**What the task requires**
Extract, from the listing that follows, each line containing the word "this".

**Task inputs**
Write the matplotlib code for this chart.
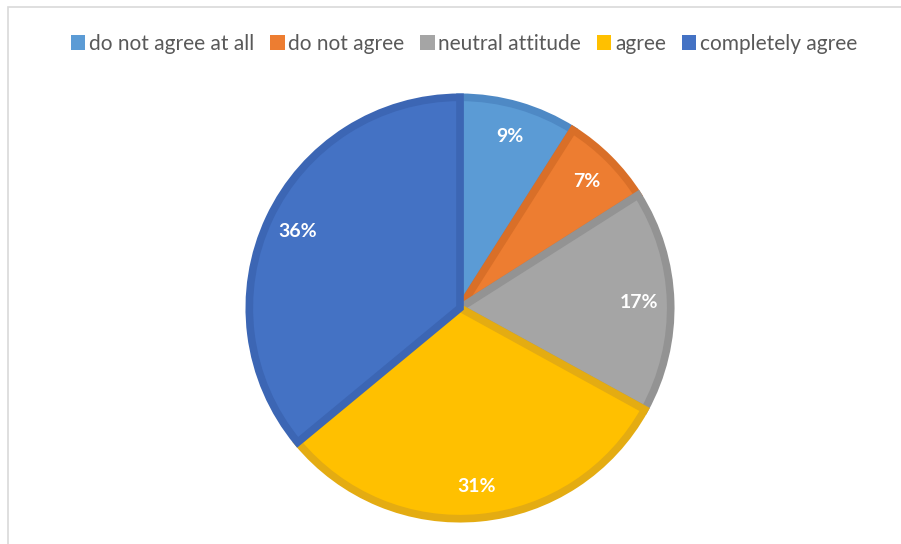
import matplotlib
matplotlib.use("Agg")
import matplotlib.pyplot as plt
from matplotlib.patches import Rectangle

categories = ["do not agree at all", "do not agree", "neutral attitude", "agree", "completely agree"]
values = [9, 7, 17, 31, 36]
labels = ["9%", "7%", "17%", "31%", "36%"]
colors = ["#5B9BD5", "#ED7D31", "#A5A5A5", "#FFC000", "#4472C4"]
edge_colors = ["#4E89C5", "#D96F28", "#939393", "#E4AC12", "#3C66B4"]

W, H = 901, 544
fig = plt.figure(figsize=(W / 100, H / 100), dpi=100)
fig.patch.set_facecolor("white")

# chart frame (top and left edges visible)
fig.add_artist(Rectangle((8 / W, -0.05), 1.1, (544 - 7) / H + 0.05, transform=fig.transFigure,
                         fill=False, edgecolor="#D9D9D9", linewidth=1.2))

cx, cy, R = 460, 308, 215
lim = 1.1
side = R * lim
ax = fig.add_axes([(cx - side) / W, (H - cy - side) / H, 2 * side / W, 2 * side / H])

wedges, texts = ax.pie(values, colors=colors, startangle=90, counterclock=False,
                       radius=0.98, labels=labels, labeldistance=0.85,
                       wedgeprops=dict(linewidth=5.5))
ax.set_xlim(-lim, lim)
ax.set_ylim(-lim, lim)
ax.set_aspect("equal")
ax.axis("off")
for w, ec in zip(wedges, edge_colors):
    w.set_edgecolor(ec)
    w.set_joinstyle("miter")
for t in texts:
    t.set_color("white")
    t.set_fontsize(14)
    t.set_fontweight("bold")
    t.set_family("Lato")
    t.set_ha("center")
    t.set_va("center")

leg = fig.legend(wedges, categories, loc="center", bbox_to_anchor=(464 / W, 1 - 44 / H),
                 ncol=5, frameon=False, handlelength=0.7, handleheight=0.7,
                 handletextpad=0.18, columnspacing=0.75,
                 prop=dict(family="Lato", size=15), labelcolor="#595959")
for h, c in zip(leg.legend_handles, colors):
    h.set_edgecolor("none")
    h.set_facecolor(c)

fig.savefig("out.png", dpi=100, facecolor="white")
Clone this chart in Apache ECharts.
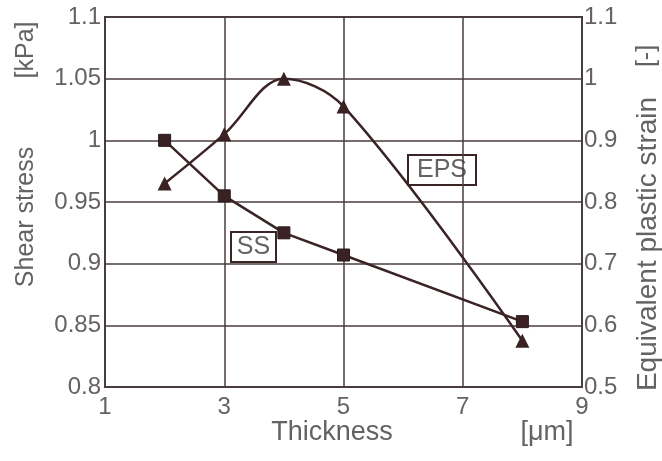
<!DOCTYPE html>
<html>
<head>
<meta charset="utf-8">
<script src="https://cdn.jsdelivr.net/npm/echarts@6/dist/echarts.min.js"></script>
<style>html,body{margin:0;padding:0;background:#fff;}#c{width:662px;height:461px;}</style>
</head>
<body>
<div id="c"></div>
<script>
var thickness = [2, 3, 4, 5, 8];
var shearStress = [1.0, 0.955, 0.925, 0.907, 0.853];
var plasticStrain = [0.83, 0.91, 1.0, 0.955, 0.575];
var xTicks = [1, 3, 5, 7, 9];
var leftTicks = [0.8, 0.85, 0.9, 0.95, 1, 1.05, 1.1];
var rightTicks = [0.5, 0.6, 0.7, 0.8, 0.9, 1, 1.1];

var lineColor = '#3b2426';
var gridColor = '#4a3d3f';
var textColor = '#636363';
var font = 'Liberation Sans, Arial, sans-serif';

function pairs(xs, ys) { return xs.map(function (x, i) { return [x, ys[i]]; }); }

var chart = echarts.init(document.getElementById('c'), null, {renderer: 'canvas'});
chart.setOption({
  backgroundColor: '#ffffff',
  animation: false,
  grid: {left: 105, right: 80, top: 17, bottom: 74, show: true, borderColor: gridColor, borderWidth: 2},
  xAxis: {
    type: 'value', min: 1, max: 9, interval: 2,
    axisLine: {show: false}, axisTick: {show: false},
    splitLine: {show: true, lineStyle: {color: gridColor, width: 1.5}},
    axisLabel: {color: textColor, fontSize: 24, fontFamily: font, margin: 8,
      formatter: function (v) { return xTicks.indexOf(v) >= 0 ? String(v) : ''; }}
  },
  yAxis: [{
    type: 'value', min: 0.8, max: 1.1, interval: 0.05, position: 'left',
    axisLine: {show: false}, axisTick: {show: false},
    splitLine: {show: true, lineStyle: {color: gridColor, width: 1.5}},
    axisLabel: {color: textColor, fontSize: 24, fontFamily: font, margin: 4,
      formatter: function (v) { var r = Math.round(v * 100) / 100; return leftTicks.indexOf(r) >= 0 ? String(r) : ''; }}
  }, {
    type: 'value', min: 0.5, max: 1.1, interval: 0.1, position: 'right',
    axisLine: {show: false}, axisTick: {show: false}, splitLine: {show: false},
    axisLabel: {color: textColor, fontSize: 24, fontFamily: font, margin: 2,
      formatter: function (v) { var r = Math.round(v * 10) / 10; return rightTicks.indexOf(r) >= 0 ? String(r) : ''; }}
  }],
  series: [{
    name: 'SS', type: 'line', yAxisIndex: 0,
    data: pairs(thickness, shearStress),
    symbol: 'rect', symbolSize: 12,
    lineStyle: {color: lineColor, width: 2.5},
    itemStyle: {color: '#3a2224', borderColor: '#2a1a1a', borderWidth: 1}
  }, {
    name: 'EPS', type: 'line', yAxisIndex: 1,
    data: pairs(thickness, plasticStrain),
    smooth: 0.35,
    symbol: 'triangle', symbolSize: 14,
    lineStyle: {color: lineColor, width: 2.5},
    itemStyle: {color: '#3a2224'}
  }],
  graphic: [
    {type: 'rect', shape: {x: 231, y: 232, width: 45, height: 30}, style: {fill: '#fff', stroke: '#3b2426', lineWidth: 2}},
    {type: 'text', x: 253.5, y: 247, style: {text: 'SS', fill: textColor, font: '25px ' + font, align: 'center', verticalAlign: 'middle'}},
    {type: 'rect', shape: {x: 408, y: 155, width: 68, height: 30}, style: {fill: '#fff', stroke: '#3b2426', lineWidth: 2}},
    {type: 'text', x: 442, y: 170, style: {text: 'EPS', fill: textColor, font: '25px ' + font, align: 'center', verticalAlign: 'middle'}},
    {type: 'text', x: 26, y: 217, rotation: Math.PI / 2, style: {text: 'Shear stress', fill: textColor, font: '25px ' + font, align: 'center', verticalAlign: 'middle'}},
    {type: 'text', x: 26, y: 50, rotation: Math.PI / 2, style: {text: '[kPa]', fill: textColor, font: '25px ' + font, align: 'center', verticalAlign: 'middle'}},
    {type: 'text', x: 648, y: 244, rotation: Math.PI / 2, style: {text: 'Equivalent plastic strain', fill: textColor, font: '28px ' + font, align: 'center', verticalAlign: 'middle'}},
    {type: 'text', x: 647, y: 56, rotation: Math.PI / 2, style: {text: '[-]', fill: textColor, font: '25px ' + font, align: 'center', verticalAlign: 'middle'}},
    {type: 'text', x: 332, y: 433, style: {text: 'Thickness', fill: textColor, font: '27px ' + font, align: 'center', verticalAlign: 'middle'}},
    {type: 'text', x: 547, y: 433, style: {text: '[\u03bcm]', fill: textColor, font: '27px ' + font, align: 'center', verticalAlign: 'middle'}}
  ]
});
</script>
</body>
</html>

**Task answer**
Write the matplotlib code for this chart.
Clone this chart in Apache ECharts.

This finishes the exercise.